I watched the same little lady lift the two 30-kilo bags onto the conveyor. How did she do it? Even now, I have no idea. She got her ticket and strolled around the shops, the food court (of course), went through security, the Duty-Free.

She boarded, she stopped over in Sao Paolo, she sat, she walked she looked through the Duty-Free, she sat, she nibbled on peanuts, she boarded.

She ate, she scanned through movies and television shows, she read, she fidgeted, she ate.

She didn’t sleep.

About two hours before landing in Toronto I woke up. My seat-mate asked me if I was from Brazil or if I was going home. I looked around and, even for a moment, realized that all that had just happened, even up to 6 months ago, was no dream. I said, I’m going home.

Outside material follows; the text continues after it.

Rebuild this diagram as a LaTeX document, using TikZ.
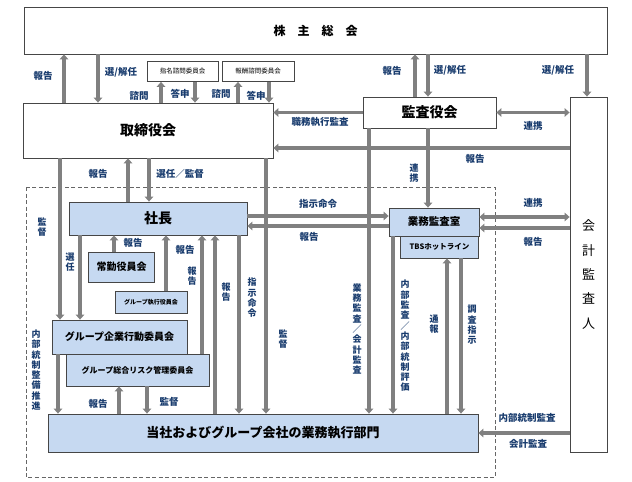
\documentclass[tikz,border=0pt]{standalone}
\usepackage{fontspec}
\setmainfont{Noto Sans CJK JP}
\usetikzlibrary{arrows.meta}
\definecolor{navy}{RGB}{25,60,110}
\definecolor{lblue}{RGB}{198,217,241}
\definecolor{agray}{RGB}{128,128,128}
\definecolor{bdr}{RGB}{70,70,70}
\begin{document}
\begin{tikzpicture}[x=1pt,y=-1pt,
  box/.style={draw=bdr, line width=0.8pt, fill=white, inner sep=0pt, text=black, align=center},
  bbox/.style={box, fill=lblue},
  arr/.style={draw=agray, line width=3.8pt, -{Triangle[length=5pt,width=8.5pt]}},
  darr/.style={draw=agray, line width=3.8pt, {Triangle[length=5pt,width=8.5pt]}-{Triangle[length=5pt,width=8.5pt]}},
  lbl/.style={text=navy, inner sep=0pt, font=\bfseries\fontsize{9.5}{11}\selectfont},
  vlbl/.style={text=navy, inner sep=0pt, align=center, font=\bfseries\fontsize{9}{10.3}\selectfont},
  dashbox/.style={draw=black!60, line width=0.9pt, dash pattern=on 4pt off 2.5pt},
]
\useasboundingbox (0,0) rectangle (632,482);
\fill[white] (0,0) rectangle (632,482);
\draw[dashbox] (26,187) rectangle (495,477);

% boxes
\node[box, minimum width=583pt, minimum height=47pt, font=\bfseries\fontsize{12}{14}\selectfont] (kab) at (315.5,30.5) {株　主　総　会};
\node[box, minimum width=71pt, minimum height=20pt, font=\fontsize{6.5}{8}\selectfont] (shimei) at (182.5,71.5) {指名諮問委員会};
\node[box, minimum width=72pt, minimum height=20pt, font=\fontsize{6.5}{8}\selectfont] (hoshu) at (258,71.5) {報酬諮問委員会};
\node[box, minimum width=250pt, minimum height=55pt, font=\bfseries\fontsize{14}{16}\selectfont] (tori) at (148,130.5) {取締役会};
\node[box, minimum width=133pt, minimum height=31pt, font=\bfseries\fontsize{14}{16}\selectfont] (kansa) at (429.5,112.5) {監査役会};
\node[box, minimum width=37pt, minimum height=355pt, font=\fontsize{13}{24.3}\selectfont] (kaikei) at (588.5,274.5) {会\\計\\監\\査\\人};
\node[bbox, minimum width=178pt, minimum height=33pt, font=\bfseries\fontsize{14}{16}\selectfont] (shacho) at (158,218.5) {社長};
\node[bbox, minimum width=66pt, minimum height=30pt, font=\bfseries\fontsize{10}{12}\selectfont] (joukin) at (121.5,267) {常勤役員会};
\node[bbox, minimum width=72pt, minimum height=22pt, font=\bfseries\fontsize{6}{7}\selectfont] (gshikkou) at (151,302) {グループ執行役員会};
\node[bbox, minimum width=135pt, minimum height=34pt, font=\bfseries\fontsize{10}{12}\selectfont] (gkigyo) at (119.5,337) {グループ企業行動委員会};
\node[bbox, minimum width=143pt, minimum height=32pt, font=\bfseries\fontsize{8}{10}\selectfont] (grisk) at (137.5,370) {グループ総合リスク管理委員会};
\node[bbox, minimum width=430pt, minimum height=38pt, font=\bfseries\fontsize{13}{15}\selectfont] (gyomu) at (263,433) {当社およびグループ会社の業務執行部門};
\node[bbox, minimum width=90pt, minimum height=28pt, font=\bfseries\fontsize{10.5}{12}\selectfont] (gkansa) at (434,222) {業務監査室};
\node[bbox, minimum width=78pt, minimum height=22pt, font=\bfseries\fontsize{7.5}{9}\selectfont] (tbs) at (439.5,247) {TBSホットライン};

% column coordinates
\coordinate (x58) at (58,0);
\coordinate (x60) at (60,0);
\coordinate (x64) at (64,0);
\coordinate (x80) at (80,0);
\coordinate (x98) at (98,0);
\coordinate (x114) at (114,0);
\coordinate (x119) at (119,0);
\coordinate (x128) at (128,0);
\coordinate (x147) at (147,0);
\coordinate (x149) at (149,0);
\coordinate (x161) at (161,0);
\coordinate (x166) at (166,0);
\coordinate (x195) at (195,0);
\coordinate (x202) at (202,0);
\coordinate (x215) at (215,0);
\coordinate (x238) at (238,0);
\coordinate (x239) at (239,0);
\coordinate (x266) at (266,0);
\coordinate (x269) at (269,0);
\coordinate (x369) at (369,0);
\coordinate (x393) at (393,0);
\coordinate (x415) at (415,0);
\coordinate (x428) at (428,0);
\coordinate (x447) at (447,0);
\coordinate (x461) at (461,0);
\coordinate (x587) at (587,0);
% row coordinates
\coordinate (y148) at (0,148);
\coordinate (y216) at (0,216);
\coordinate (y217) at (0,217);
\coordinate (y226) at (0,226);
\coordinate (y228) at (0,228);

% vertical arrows
\draw[arr] (tori.north -| x64) -- (kab.south -| x64);
\draw[arr] (kab.south -| x98) -- (tori.north -| x98);
\draw[arr] (tori.north -| x161) -- (shimei.south -| x161);
\draw[arr] (shimei.south -| x195) -- (tori.north -| x195);
\draw[arr] (tori.north -| x238) -- (hoshu.south -| x238);
\draw[arr] (hoshu.south -| x269) -- (tori.north -| x269);
\draw[arr] (kansa.north -| x415) -- (kab.south -| x415);
\draw[arr] (kab.south -| x428) -- (kansa.north -| x428);
\draw[arr] (kab.south -| x587) -- (kaikei.north -| x587);
\draw[arr] (kansa.south -| x428) -- (gkansa.north -| x428);
\draw[arr] (kansa.south -| x369) -- (gyomu.north -| x369);
\draw[arr] (tori.south -| x60) -- (gkigyo.north -| x60);
\draw[arr] (shacho.north -| x128) -- (tori.south -| x128);
\draw[arr] (tori.south -| x149) -- (shacho.north -| x149);
\draw[arr] (tori.south -| x266) -- (gyomu.north -| x266);
\draw[arr] (shacho.south -| x80) -- (gkigyo.north -| x80);
\draw[arr] (joukin.north -| x114) -- (shacho.south -| x114);
\draw[arr] (gshikkou.north -| x166) -- (shacho.south -| x166);
\draw[arr] (grisk.north -| x202) -- (shacho.south -| x202);
\draw[arr] (gyomu.north -| x215) -- (shacho.south -| x215);
\draw[arr] (shacho.south -| x239) -- (gyomu.north -| x239);
\draw[arr] (gkansa.south -| x393) -- (gyomu.north -| x393);
\draw[arr] (gyomu.north -| x447) -- (tbs.south -| x447);
\draw[arr] (tbs.south -| x461) -- (gyomu.north -| x461);
\draw[arr] (gkigyo.south -| x58) -- (gyomu.north -| x58);
\draw[arr] (gyomu.north -| x119) -- (grisk.south -| x119);
\draw[arr] (grisk.south -| x147) -- (gyomu.north -| x147);

% horizontal arrows
\draw[arr] (kansa.west) -- (kansa.west -| tori.east);
\draw[darr] (kansa.east) -- (kansa.east -| kaikei.west);
\draw[arr] (kaikei.west |- y148) -- (tori.east |- y148);
\draw[arr] (shacho.east |- y216) -- (gkansa.west |- y216);
\draw[arr] (gkansa.west |- y226) -- (shacho.east |- y226);
\draw[darr] (gkansa.east |- y217) -- (kaikei.west |- y217);
\draw[arr] (kaikei.west |- y228) -- (gkansa.east |- y228);
\draw[arr] (kaikei.west |- gyomu.east) -- (gyomu.east);

% labels
\node[lbl] (l1) at (43,76) {報告};
\node[lbl] (l2) at (121,72) {選/解任};
\node[lbl] (l3) at (139,96) {諮問};
\node[lbl] (l4) at (180,94) {答申};
\node[lbl] (l5) at (221,94) {諮問};
\node[lbl] (l6) at (256,96) {答申};
\node[lbl] (l7) at (392,71) {報告};
\node[lbl] (l8) at (450,70) {選/解任};
\node[lbl] (l9) at (558,70) {選/解任};
\node[lbl] (l10) at (320,122) {職務執行監査};
\node[lbl] (l11) at (533,126) {連携};
\node[lbl] (l12) at (475,159) {報告};
\node[vlbl] (l13) at (414,173) {連\\携};
\node[lbl] (l14) at (98,174) {報告};
\node[lbl] (l15) at (180,174) {選任／監督};
\node[vlbl] (l16) at (42,227) {監\\督};
\node[vlbl] (l17) at (70,262) {選\\任};
\node[lbl] (l18) at (133,243) {報告};
\node[lbl] (l19) at (185,250) {報告};
\node[vlbl] (l20) at (192,276) {報\\告};
\node[vlbl] (l21) at (226,292) {報\\告};
\node[vlbl] (l22) at (252,298) {指\\示\\命\\令};
\node[vlbl] (l23) at (283,339) {監\\督};
\node[lbl] (l24) at (318,204) {指示命令};
\node[lbl] (l25) at (309,237) {報告};
\node[lbl] (l26) at (533,203) {連携};
\node[lbl] (l27) at (533,242) {報告};
\node[vlbl] (l28) at (357,329) {業\\務\\監\\査\\／\\会\\計\\監\\査};
\node[vlbl] (l29) at (405,336) {内\\部\\監\\査\\／\\内\\部\\統\\制\\評\\価};
\node[vlbl] (l30) at (434,324) {通\\報};
\node[vlbl] (l31) at (472,325) {調\\査\\指\\示};
\node[vlbl] (l32) at (36,370) {内\\部\\統\\制\\整\\備\\推\\進};
\node[lbl] (l33) at (98,404) {報告};
\node[lbl] (l34) at (169,402) {監督};
\node[lbl] (l35) at (527,418) {内部統制監査};
\node[lbl] (l36) at (528,444) {会計監査};
\end{tikzpicture}
\end{document}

He was 71 years old and also returning to Toronto (upon his wife’s insistence as she was already in Toronto), but was born in Sao Paolo. There, in his Native city, he spent his Toronto-winters, living in good weather and surrounded by friends. He told me about his wife, his children, his grandchildren, his country, his life as a professional football player. When we landed he turned to me and said, no more. From now on, me and my wife will do everything together.

He will never see me again, but all he needed was someone to talk to.

After going through customs, which was a joke (I checked the “Yes” box for bringing in extra-regulatory items, half looking for a fight), I collected my bags. Not her. Me.

Coming out those sliding doors with my mom waiting on the otherside is metaphoric and cheesey, but the truth. As soon as she wrapped her arms around me I let out a tiny burst of frog-like gargling, a release from what felt like holding my breath under water for a really long time. Metaphoric and cheesey, but the truth.

I met some beautiful people on my way and now I get to reunite with the ones I already had.